### [JOB]
Return all of the data exactly, with nothing left out but the pictures.

### [PROVIDED MATERIAL]
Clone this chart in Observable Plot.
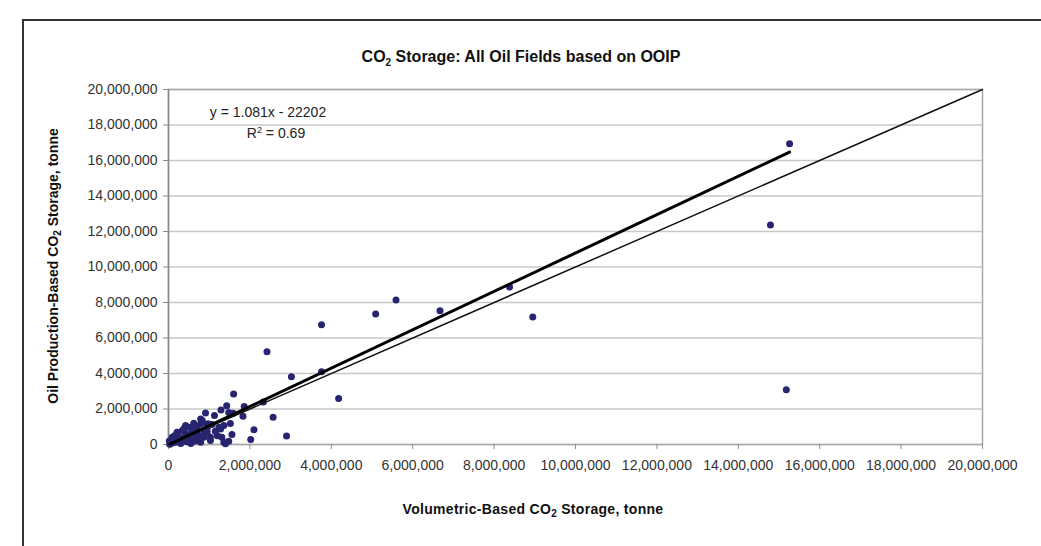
<!DOCTYPE html>
<html>
<head>
<meta charset="utf-8">
<script src="https://cdn.jsdelivr.net/npm/d3@7"></script>
<script src="https://cdn.jsdelivr.net/npm/@observablehq/plot@0.6"></script>
<style>
  html, body { margin: 0; padding: 0; background: #fff; }
  #wrap { position: relative; width: 1041px; height: 546px; overflow: hidden; font-family: "Liberation Sans", Arial, sans-serif; }
  #frame { position: absolute; left: 22px; top: 19px; width: 1040px; height: 540px; border: 2px solid #333; box-sizing: border-box; }
  .t { position: absolute; white-space: nowrap; color: #111; }
  #title { left: 521px; top: 58px; transform: translate(-50%, -50%); font-weight: bold; font-size: 16px; }
  #xlab { left: 533px; top: 510px; transform: translate(-50%, -50%); font-weight: bold; font-size: 14px; letter-spacing: 0.3px; }
  #ylab { left: 54px; top: 266px; transform: translate(-50%, -50%) rotate(-90deg); font-weight: bold; font-size: 14px; }
  #eq1 { left: 268px; top: 112px; transform: translate(-50%, -50%); font-size: 14px; color: #222; }
  #eq2 { left: 276px; top: 133px; transform: translate(-50%, -50%); font-size: 14px; color: #222; }
  #chart { position: absolute; left: 0; top: 0; }
</style>
</head>
<body>
<div id="wrap">
  <div id="frame"></div>
  <div id="chart"></div>
  <div class="t" id="title">CO<sub style="font-size:10px">2</sub> Storage: All Oil Fields based on OOIP</div>
  <div class="t" id="ylab">Oil Production-Based CO<sub style="font-size:10px">2</sub> Storage, tonne</div>
  <div class="t" id="xlab">Volumetric-Based CO<sub style="font-size:10px">2</sub> Storage, tonne</div>
  <div class="t" id="eq1"></div>
  <div class="t" id="eq2"></div>
</div>
<script>
// Data (millions of tonnes)
const volumetricMt = [
  15.26, 14.79, 15.18, 8.95, 8.38, 6.67, 5.59, 5.09, 3.76, 3.76, 4.18, 2.42, 3.02, 2.57, 2.90, 2.10, 2.02,
  1.60, 1.86, 1.83, 1.59, 1.56, 2.33, 1.52,
  0.91, 1.13, 1.29, 1.43, 1.48, 0.95, 1.28, 1.36, 1.31, 1.36, 1.48, 0.87, 0.95, 0.83, 1.07, 1.03, 1.40, 1.24, 1.03,
  0.79, 0.62, 0.50, 0.34, 0.21, 0.09, 0.05, 0.29, 0.54, 0.70, 0.87, 0.42, 0.70, 0.17, 0.79, 0.58, 0.42, 0.21, 0.79, 0.99,
  0.12, 0.25, 0.35, 0.45, 0.60, 0.30, 0.55, 0.65, 0.15, 0.38, 0.10, 0.20, 0.48, 0.66, 0.75, 0.85, 0.02, 0.03, 0.08, 0.95, 1.15, 1.20
];
const oilProductionMt = [
  16.95, 12.37, 3.09, 7.18, 8.87, 7.53, 8.14, 7.35, 6.74, 4.10, 2.59, 5.22, 3.81, 1.53, 0.48, 0.83, 0.28,
  2.85, 2.14, 1.59, 1.76, 0.56, 2.40, 1.18,
  1.78, 1.63, 1.94, 2.18, 1.80, 1.16, 0.88, 1.07, 0.41, 0.13, 0.19, 0.41, 0.69, 1.35, 1.12, 0.22, 0.04, 0.97, 0.41,
  1.44, 1.20, 0.97, 0.79, 0.60, 0.41, 0.04, 0.22, 0.32, 0.60, 0.79, 0.60, 0.97, 0.13, 0.13, 0.79, 1.07, 0.69, 1.16, 1.16,
  0.25, 0.45, 0.35, 0.15, 0.50, 0.05, 0.05, 0.20, 0.50, 0.90, 0.10, 0.30, 0.55, 1.05, 0.38, 0.55, 0.20, 0.02, 0.15, 0.90, 0.75, 0.50
];
const axisTicks = [0, 2e6, 4e6, 6e6, 8e6, 10e6, 12e6, 14e6, 16e6, 18e6, 20e6];
const trendSlope = 1.081;
const trendIntercept = -22202;
const rSquared = 0.69;
const trendRangeX = [0.05e6, 15.26e6];
const identityRange = [0, 20e6];

const points = volumetricMt.map((v, i) => ({x: v * 1e6, y: oilProductionMt[i] * 1e6}));
const trend = trendRangeX.map(x => ({x, y: trendSlope * x + trendIntercept}));
const identity = identityRange.map(v => ({x: v, y: v}));

document.getElementById("eq1").textContent = `y = ${trendSlope}x - ${Math.abs(trendIntercept)}`;
document.getElementById("eq2").innerHTML = `R<sup style="font-size:9px">2</sup> = ${rSquared}`;

const fmt = d3.format(",");
const chart = Plot.plot({
  width: 1041,
  height: 546,
  marginLeft: 168,
  marginRight: 59,
  marginTop: 89,
  marginBottom: 102,
  style: {fontFamily: "'Liberation Sans', Arial, sans-serif", fontSize: "14px", color: "#333", background: "transparent"},
  x: {domain: [0, 20e6], label: null},
  y: {domain: [0, 20e6], label: null},
  marks: [
    Plot.gridY(axisTicks, {stroke: "#c8c8c8", strokeOpacity: 1, strokeWidth: 1.5}),
    Plot.frame({stroke: "#a8a8a8", strokeWidth: 1.5}),
    Plot.ruleX([0], {stroke: "#8a8a8a", strokeWidth: 1.5}),
    Plot.axisX(axisTicks, {tickFormat: fmt, tickSize: 5, tickPadding: 11, stroke: "#8a8a8a", fill: "#333", label: null}),
    Plot.axisY(axisTicks, {tickFormat: fmt, tickSize: 5, tickPadding: 6, stroke: "#8a8a8a", fill: "#333", label: null}),
    Plot.dot(points, {x: "x", y: "y", r: 3.5, fill: "#27256f", stroke: "none"}),
    Plot.line(identity, {x: "x", y: "y", stroke: "#111", strokeWidth: 1.5}),
    Plot.line(trend, {x: "x", y: "y", stroke: "#000", strokeWidth: 3})
  ]
});
document.getElementById("chart").appendChild(chart);
</script>
</body>
</html>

### [FINAL RESULT]
Clone this chart in Observable Plot.
<!DOCTYPE html>
<html>
<head>
<meta charset="utf-8">
<script src="https://cdn.jsdelivr.net/npm/d3@7"></script>
<script src="https://cdn.jsdelivr.net/npm/@observablehq/plot@0.6"></script>
<style>
  html, body { margin: 0; padding: 0; background: #fff; }
  #wrap { position: relative; width: 1041px; height: 546px; overflow: hidden; font-family: "Liberation Sans", Arial, sans-serif; }
  #frame { position: absolute; left: 22px; top: 19px; width: 1040px; height: 540px; border: 2px solid #333; box-sizing: border-box; }
  .t { position: absolute; white-space: nowrap; color: #111; }
  #title { left: 521px; top: 58px; transform: translate(-50%, -50%); font-weight: bold; font-size: 16px; }
  #xlab { left: 533px; top: 510px; transform: translate(-50%, -50%); font-weight: bold; font-size: 14px; letter-spacing: 0.3px; }
  #ylab { left: 54px; top: 266px; transform: translate(-50%, -50%) rotate(-90deg); font-weight: bold; font-size: 14px; }
  #eq1 { left: 268px; top: 112px; transform: translate(-50%, -50%); font-size: 14px; color: #222; }
  #eq2 { left: 276px; top: 133px; transform: translate(-50%, -50%); font-size: 14px; color: #222; }
  #chart { position: absolute; left: 0; top: 0; }
</style>
</head>
<body>
<div id="wrap">
  <div id="frame"></div>
  <div id="chart"></div>
  <div class="t" id="title">CO<sub style="font-size:10px">2</sub> Storage: All Oil Fields based on OOIP</div>
  <div class="t" id="ylab">Oil Production-Based CO<sub style="font-size:10px">2</sub> Storage, tonne</div>
  <div class="t" id="xlab">Volumetric-Based CO<sub style="font-size:10px">2</sub> Storage, tonne</div>
  <div class="t" id="eq1"></div>
  <div class="t" id="eq2"></div>
</div>
<script>
// Data (millions of tonnes)
const volumetricMt = [
  15.26, 14.79, 15.18, 8.95, 8.38, 6.67, 5.59, 5.09, 3.76, 3.76, 4.18, 2.42, 3.02, 2.57, 2.90, 2.10, 2.02,
  1.60, 1.86, 1.83, 1.59, 1.56, 2.33, 1.52,
  0.91, 1.13, 1.29, 1.43, 1.48, 0.95, 1.28, 1.36, 1.31, 1.36, 1.48, 0.87, 0.95, 0.83, 1.07, 1.03, 1.40, 1.24, 1.03,
  0.79, 0.62, 0.50, 0.34, 0.21, 0.09, 0.05, 0.29, 0.54, 0.70, 0.87, 0.42, 0.70, 0.17, 0.79, 0.58, 0.42, 0.21, 0.79, 0.99,
  0.12, 0.25, 0.35, 0.45, 0.60, 0.30, 0.55, 0.65, 0.15, 0.38, 0.10, 0.20, 0.48, 0.66, 0.75, 0.85, 0.02, 0.03, 0.08, 0.95, 1.15, 1.20
];
const oilProductionMt = [
  16.95, 12.37, 3.09, 7.18, 8.87, 7.53, 8.14, 7.35, 6.74, 4.10, 2.59, 5.22, 3.81, 1.53, 0.48, 0.83, 0.28,
  2.85, 2.14, 1.59, 1.76, 0.56, 2.40, 1.18,
  1.78, 1.63, 1.94, 2.18, 1.80, 1.16, 0.88, 1.07, 0.41, 0.13, 0.19, 0.41, 0.69, 1.35, 1.12, 0.22, 0.04, 0.97, 0.41,
  1.44, 1.20, 0.97, 0.79, 0.60, 0.41, 0.04, 0.22, 0.32, 0.60, 0.79, 0.60, 0.97, 0.13, 0.13, 0.79, 1.07, 0.69, 1.16, 1.16,
  0.25, 0.45, 0.35, 0.15, 0.50, 0.05, 0.05, 0.20, 0.50, 0.90, 0.10, 0.30, 0.55, 1.05, 0.38, 0.55, 0.20, 0.02, 0.15, 0.90, 0.75, 0.50
];
const axisTicks = [0, 2e6, 4e6, 6e6, 8e6, 10e6, 12e6, 14e6, 16e6, 18e6, 20e6];
const trendSlope = 1.081;
const trendIntercept = -22202;
const rSquared = 0.69;
const trendRangeX = [0.05e6, 15.26e6];
const identityRange = [0, 20e6];

const points = volumetricMt.map((v, i) => ({x: v * 1e6, y: oilProductionMt[i] * 1e6}));
const trend = trendRangeX.map(x => ({x, y: trendSlope * x + trendIntercept}));
const identity = identityRange.map(v => ({x: v, y: v}));

document.getElementById("eq1").textContent = `y = ${trendSlope}x - ${Math.abs(trendIntercept)}`;
document.getElementById("eq2").innerHTML = `R<sup style="font-size:9px">2</sup> = ${rSquared}`;

const fmt = d3.format(",");
const chart = Plot.plot({
  width: 1041,
  height: 546,
  marginLeft: 168,
  marginRight: 59,
  marginTop: 89,
  marginBottom: 102,
  style: {fontFamily: "'Liberation Sans', Arial, sans-serif", fontSize: "14px", color: "#333", background: "transparent"},
  x: {domain: [0, 20e6], label: null},
  y: {domain: [0, 20e6], label: null},
  marks: [
    Plot.gridY(axisTicks, {stroke: "#c8c8c8", strokeOpacity: 1, strokeWidth: 1.5}),
    Plot.frame({stroke: "#a8a8a8", strokeWidth: 1.5}),
    Plot.ruleX([0], {stroke: "#8a8a8a", strokeWidth: 1.5}),
    Plot.axisX(axisTicks, {tickFormat: fmt, tickSize: 5, tickPadding: 11, stroke: "#8a8a8a", fill: "#333", label: null}),
    Plot.axisY(axisTicks, {tickFormat: fmt, tickSize: 5, tickPadding: 6, stroke: "#8a8a8a", fill: "#333", label: null}),
    Plot.dot(points, {x: "x", y: "y", r: 3.5, fill: "#27256f", stroke: "none"}),
    Plot.line(identity, {x: "x", y: "y", stroke: "#111", strokeWidth: 1.5}),
    Plot.line(trend, {x: "x", y: "y", stroke: "#000", strokeWidth: 3})
  ]
});
document.getElementById("chart").appendChild(chart);
</script>
</body>
</html>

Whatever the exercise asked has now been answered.